KOMPAS.com – Pemerintahan Presiden Prabowo Subianto tengah menyiapkan langkah besar di bidang fiskal. Pada tahun 2026, pemerintah berencana menarik utang baru dengan nilai fantastis, yakni Rp 781,8 triliun.
Dengan tambahan utang sebesar itu, tentunya akan semakin mempersempit ruang fiskal negara di tahun-tahun berikutnya. Belum lagi utang pemerintah yang jatuh tempo tahun 2025, sebagaimana dikutip dari KONTAN, mencapai sekitar Rp 800,33 triliun.
Angka rencana penarikan utang baru tersebut tertuang dalam Buku II Nota Keuangan dan Rancangan Anggaran Pendapatan dan Belanja Negara (RAPBN) 2026. Di dalamnya, target pembiayaan dari utang pemerintah dipatok sebesar Rp 781,9 triliun.
Jika diurai lebih detail, porsi terbesar berasal dari Surat Berharga Negara (SBN) sebesar Rp 749,2 triliun, sedangkan pinjaman baru mencapai Rp 32,7 triliun.
Sebagai pembanding, pada 2025 pemerintah hanya menargetkan penarikan utang melalui SBN senilai Rp 585,1 triliun, dengan pinjaman mencapai Rp 130,4 triliun.
Lonjakan pembiayaan lewat utang ini tak lepas dari kebutuhan pemerintah untuk menutup defisit APBN 2026 yang ditargetkan sebesar 2,48 persen dari produk domestik bruto (PDB).
Baca juga: Sri Mulyani Suntik Rp 16 Triliun untuk Pinjaman Koperasi Merah Putih
Jika ditarik ke belakang, angka penarikan utang di RAPBN 2026 menjadi yang tertinggi kedua sepanjang sejarah Indonesia.
Rekor tertinggi masih tercatat pada tahun 2021, tepat di tengah hantaman pandemi Covid-19. Saat itu, pemerintah menambah utang sebesar Rp 870,5 triliun demi mendanai program pemulihan ekonomi nasional.

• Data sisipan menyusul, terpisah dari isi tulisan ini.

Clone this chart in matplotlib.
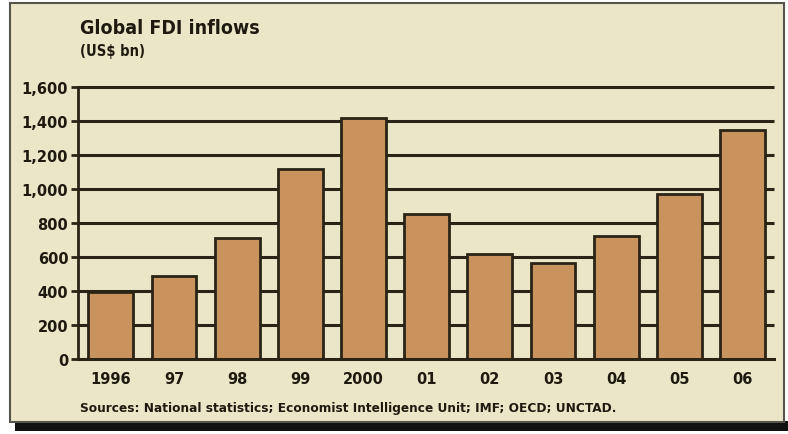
import matplotlib.pyplot as plt
from matplotlib.patches import Rectangle

years = ["1996", "97", "98", "99", "2000", "01", "02", "03", "04", "05", "06"]
inflows = [395, 490, 712, 1120, 1415, 855, 620, 563, 725, 970, 1345]
yticks = [0, 200, 400, 600, 800, 1000, 1200, 1400, 1600]
ytick_labels = ["0", "200", "400", "600", "800", "1,000", "1,200", "1,400", "1,600"]

W, H = 788, 435
bg = "#ECE6C9"
bar_col = "#C9935D"
ink = "#2A2416"

fig = plt.figure(figsize=(W / 100, H / 100), dpi=100)
fig.patch.set_facecolor("white")

# frame + drop shadow (kept behind the axes)
fig.patches.append(Rectangle((15 / W, 1 - 432 / H), 773 / W, 10 / H,
                             transform=fig.transFigure, facecolor="#111111",
                             edgecolor="none", zorder=-2))
fig.patches.append(Rectangle((10 / W, 1 - 423 / H), 774 / W, 419 / H,
                             transform=fig.transFigure, facecolor=bg,
                             edgecolor="#55554c", linewidth=1.5, zorder=-1))

ax = fig.add_axes([78 / W, 1 - 360 / H, (774 - 78) / W, (360 - 88) / H])
ax.patch.set_alpha(0)

x = list(range(len(years)))
ax.hlines(yticks[1:], -0.52, 10.5, colors=ink, linewidth=2.2, zorder=1, clip_on=False)
ax.bar(x, inflows, width=0.71, color=bar_col, edgecolor=ink, linewidth=2, zorder=2)

ax.set_xlim(-0.52, 10.5)
ax.set_ylim(0, 1600)
for s in ["top", "right"]:
    ax.spines[s].set_visible(False)
ax.spines["left"].set_color(ink)
ax.spines["left"].set_linewidth(2)
ax.spines["bottom"].set_color(ink)
ax.spines["bottom"].set_linewidth(2.2)
ax.spines["bottom"].set_zorder(3)

ax.set_yticks(yticks)
ax.set_yticklabels(ytick_labels)
ax.set_xticks(x)
ax.set_xticklabels(years)
ax.tick_params(axis="y", length=5, width=2, color=ink, pad=2)
ax.tick_params(axis="x", length=0, pad=9)
for lab in ax.get_yticklabels() + ax.get_xticklabels():
    lab.set_fontsize(10.5)
    lab.set_fontweight("bold")
    lab.set_color("#1e1a10")

fig.text(80 / W, 1 - 28 / H, "Global FDI inflows", fontsize=14, fontweight="bold",
         fontstretch="condensed", color="#1e1a10", va="center", ha="left")
fig.text(80 / W, 1 - 52 / H, "(US$ bn)", fontsize=10.5, fontweight="bold",
         fontstretch="condensed", color="#1e1a10", va="center", ha="left")
fig.text(80 / W, 1 - 409 / H,
         "Sources: National statistics; Economist Intelligence Unit; IMF; OECD; UNCTAD.",
         fontsize=9.7, fontweight="bold", fontstretch="condensed", color="#1e1a10",
         va="center", ha="left")

fig.savefig("out.png", dpi=100, facecolor=fig.get_facecolor())
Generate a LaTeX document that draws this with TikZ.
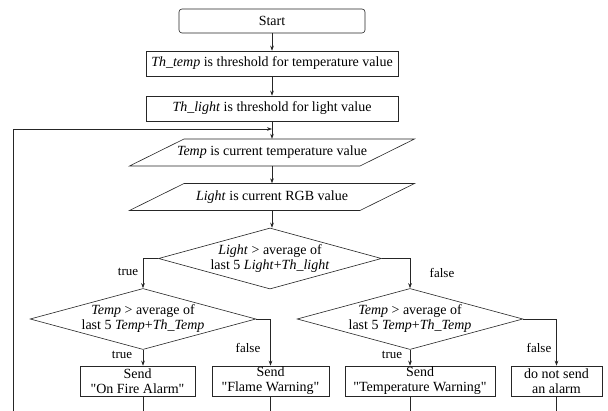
\documentclass[tikz,border=0pt]{standalone}
\usepackage{fontspec}
\setmainfont{Liberation Serif}[Ligatures=TeXOff]
\usetikzlibrary{shapes.geometric,arrows.meta,calc}
\begin{document}
\begin{tikzpicture}[x=1pt,y=-1pt,
  every node/.style={font=\fontsize{14}{15}\selectfont},
  ln/.style={draw=black!85, line width=0.6pt},
  arr/.style={ln, -{Stealth[length=5pt,width=3.6pt]}},
  startbox/.style={ln, rectangle, rounded corners=3pt, inner sep=0pt, minimum width=186pt, minimum height=24pt},
  proc/.style={ln, rectangle, inner sep=0pt, minimum width=252pt, minimum height=25pt},
  iotext/.style={rectangle, inner sep=0pt, minimum height=27pt},
  cond/.style={ln, diamond, shape aspect=3.7, inner sep=0pt, minimum width=225pt, minimum height=60pt, align=center},
  outbox/.style={ln, rectangle, inner sep=0pt, minimum height=30pt, align=center},
  lbl/.style={font=\fontsize{13}{14}\selectfont, inner sep=0pt}
]
\fill[white] (0,0) rectangle (608,411);
\useasboundingbox (0,0) rectangle (608,411);

% top chain
\node[startbox] (start) at (272,21) {Start};
\node[proc] (thT) at (272,63.5) {\textit{Th\_temp} is threshold for temperature value};
\node[proc] (thL) at (272,108.5) {\textit{Th\_light} is threshold for light value};

% parallelograms (input)
\node[iotext] (tmp) at (272,152.5) {\textit{Temp} is current temperature value};
\draw[ln] ($(tmp.center)+(-142.5,13.5)$) -- ($(tmp.center)+(-88,-13.5)$)
  -- ($(tmp.center)+(142.5,-13.5)$) -- ($(tmp.center)+(88,13.5)$) -- cycle;
\node[iotext] (lgt) at (272,197) {\textit{Light} is current RGB value};
\draw[ln] ($(lgt.center)+(-142.5,13.5)$) -- ($(lgt.center)+(-88,-13.5)$)
  -- ($(lgt.center)+(142.5,-13.5)$) -- ($(lgt.center)+(88,13.5)$) -- cycle;

% decisions
\node[cond, minimum width=223pt, minimum height=61pt] (d0) at (270,258.5)
  {\textit{Light} > average of\\last 5 \textit{Light}+\textit{Th\_light}};
\node[cond] (d1) at (143,319) {\textit{Temp} > average of\\last 5 \textit{Temp}+\textit{Th\_Temp}};
\node[cond] (d2) at (410,319) {\textit{Temp} > average of\\last 5 \textit{Temp}+\textit{Th\_Temp}};

% outputs
\node[outbox, minimum width=115pt] (b1) at (137.5,381) {Send\\"On Fire Alarm"};
\node[outbox, minimum width=117pt] (b2) at (270.5,381) {Send\\"Flame Warning"};
\node[outbox, minimum width=150pt] (b3) at (420,381) {Send\\"Temperature Warning"};
\node[outbox, minimum width=91pt] (b4) at (556.5,381) {do not send\\an alarm};

% connectors
\draw[arr] (start.south -| thT.north) -- (thT.north);
\draw[arr] (thT.south) -- (thL.north);
\draw[arr] (thL.south) -- (tmp.north);
\draw[arr] (tmp.south) -- (lgt.north);
\draw[arr] (lgt.south) -- (lgt.south |- d0.north);
\draw[arr] (d0.west) -| (d1.north);
\draw[arr] (d0.east) -| (d2.north);
\draw[arr] (d1.south) -- (d1.south |- b1.north);
\draw[arr] (d1.east) -| (b2.north);
\draw[arr] (d2.south) -- (d2.south |- b3.north);
\draw[arr] (d2.east) -| (b4.north);

% lines leaving the picture at the bottom
\coordinate (e1) at (143,411);
\coordinate (e2) at (270.5,411);
\coordinate (e3) at (410,411);
\coordinate (e4) at (556.5,411);
\draw[ln] (e1 |- b1.south) -- (e1);
\draw[ln] (e2 |- b2.south) -- (e2);
\draw[ln] (e3 |- b3.south) -- (e3);
\draw[ln] (e4 |- b4.south) -- (e4);

% loop back
\coordinate (loopS) at (13,411);
\coordinate (loopT) at (13,129);
\draw[arr] (loopS) -- (loopT) -- (loopT -| thL.south);

% branch labels
\node[lbl] (l0t) at (128,272) {true};
\node[lbl] (l0f) at (442,273) {false};
\node[lbl] (l1t) at (122,355) {true};
\node[lbl] (l1f) at (248,348) {false};
\node[lbl] (l2t) at (392,355) {true};
\node[lbl] (l2f) at (539,348) {false};
\end{tikzpicture}
\end{document}
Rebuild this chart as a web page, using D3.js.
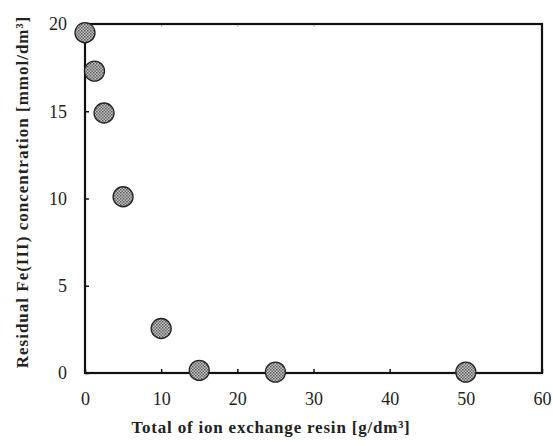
<!DOCTYPE html>
<html>
<head>
<meta charset="utf-8">
<script src="https://cdn.jsdelivr.net/npm/d3@7"></script>
<style>
  body { margin: 0; background: #fff; }
  text { font-family: "Liberation Serif", "DejaVu Serif", serif; }
</style>
</head>
<body>
<div id="chart"></div>
<script>
// data
const resin = [0, 1.25, 2.5, 5, 10, 15, 25, 50];
const residual = [19.5, 17.3, 14.9, 10.1, 2.55, 0.15, 0.05, 0.05];
const xTicks = [0, 10, 20, 30, 40, 50, 60];
const yTicks = [0, 5, 10, 15, 20];

const width = 553, height = 446;
const margin = { left: 85, right: 11, top: 24, bottom: 73 };

const svg = d3.select('#chart').append('svg')
    .attr('width', width)
    .attr('height', height);

// hatched fill for the markers
const pat = svg.append('defs').append('pattern')
    .attr('id', 'hatch')
    .attr('width', 3).attr('height', 3)
    .attr('patternUnits', 'userSpaceOnUse');
pat.append('rect').attr('width', 3).attr('height', 3).attr('fill', '#c8c8c8');
pat.append('rect').attr('width', 1.5).attr('height', 1.5).attr('fill', '#555');
pat.append('rect').attr('x', 1.5).attr('y', 1.5).attr('width', 1.5).attr('height', 1.5).attr('fill', '#666');

const x = d3.scaleLinear()
    .domain([0, 60])
    .range([margin.left, width - margin.right]);

const y = d3.scaleLinear()
    .domain([0, 20])
    .range([height - margin.bottom, margin.top]);

// bottom axis
const xAxis = svg.append('g')
    .attr('transform', `translate(0,${y(0)})`)
    .call(d3.axisBottom(x).tickValues(xTicks).tickSizeInner(-4).tickSizeOuter(0).tickPadding(19));
xAxis.select('.domain').remove();
xAxis.selectAll('text').attr('font-size', 18).attr('fill', '#222');
xAxis.selectAll('line').attr('stroke', '#111').attr('stroke-width', 1.5);

// left axis
const yAxis = svg.append('g')
    .attr('transform', `translate(${x(0)},0)`)
    .call(d3.axisLeft(y).tickValues(yTicks).tickSizeInner(-4).tickSizeOuter(0).tickPadding(18));
yAxis.select('.domain').remove();
yAxis.selectAll('text').attr('font-size', 18).attr('fill', '#222');
yAxis.selectAll('line').attr('stroke', '#111').attr('stroke-width', 1.5);

// top ticks (faint)
svg.append('g')
    .attr('transform', `translate(0,${y(20)})`)
    .call(d3.axisTop(x).tickValues([10, 20, 30]).tickSizeInner(-3).tickSizeOuter(0).tickFormat(''))
    .call(g => g.select('.domain').remove())
    .selectAll('line').attr('stroke', '#bbb');

// frame
svg.append('rect')
    .attr('x', x(0))
    .attr('y', y(20))
    .attr('width', x(60) - x(0))
    .attr('height', y(0) - y(20))
    .attr('fill', 'none')
    .attr('stroke', '#111')
    .attr('stroke-width', 2.2);

// markers
svg.append('g')
    .selectAll('circle')
    .data(resin)
    .join('circle')
    .attr('cx', d => x(d))
    .attr('cy', (d, i) => y(residual[i]))
    .attr('r', 10)
    .attr('fill', 'url(#hatch)')
    .attr('stroke', '#222')
    .attr('stroke-width', 1.3);

// axis titles
svg.append('text')
    .attr('x', 271)
    .attr('y', 433)
    .attr('text-anchor', 'middle')
    .attr('font-size', 17)
    .attr('font-weight', 'bold')
    .attr('letter-spacing', 0.8)
    .attr('fill', '#222')
    .text('Total of ion exchange resin [g/dm³]');

svg.append('text')
    .attr('transform', 'translate(28,192) rotate(-90)')
    .attr('text-anchor', 'middle')
    .attr('font-size', 17)
    .attr('font-weight', 'bold')
    .attr('letter-spacing', 1)
    .attr('fill', '#222')
    .text('Residual Fe(III) concentration [mmol/dm³]');
</script>
</body>
</html>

"Pada 2021, rasio utang sempat mencapai 40,7 persen sebagai dampak program pemulihan ekonomi nasional akibat pandemi Covid-19. Namun kembali turun di bawah 40 persen pada akhir 2024 yang mencapai sebesar 39,8 persen," dikutip dari Buku II Nota Keuangan RAPBN 2026.
Sebelumnya, Menteri Keuangan Sri Mulyani Indrawati menegaskan bahwa masyarakat tak perlu khawatir dengan rumor adanya pajak baru pada 2026.
Ia memastikan, pemerintah tidak akan memberlakukan pajak baru maupun menaikkan tarif pajak yang sudah berlaku saat ini.
Sri Mulyani mengakui, kebutuhan anggaran negara tahun depan cukup besar sehingga penerimaan pajak juga harus ditingkatkan. Namun, ia menekankan, peningkatan itu tidak dilakukan dengan menambah beban tarif pajak.
Baca juga: Sri Mulyani, Rumah, dan Pajak
"Karena kebutuhan negara dan bangsa begitu banyak, maka pendapatan negara terus ditingkatkan tanpa ada kebijakan-kebijakan baru," ujar Sri Mulyani dalam rapat kerja bersama DPD RI yang disiarkan secara virtual melalui YouTube DPD RI, dikutip pada Rabu (3/9/2025).
Ia juga menepis anggapan bahwa pemerintah hanya bisa meningkatkan pendapatan dengan menaikkan pajak.
"Sering dalam hal ini dari media disampaikan seolah-olah upaya untuk meningkatkan pendapatan, kita menaikkan pajak. Padahal pajaknya tetap sama," tegasnya.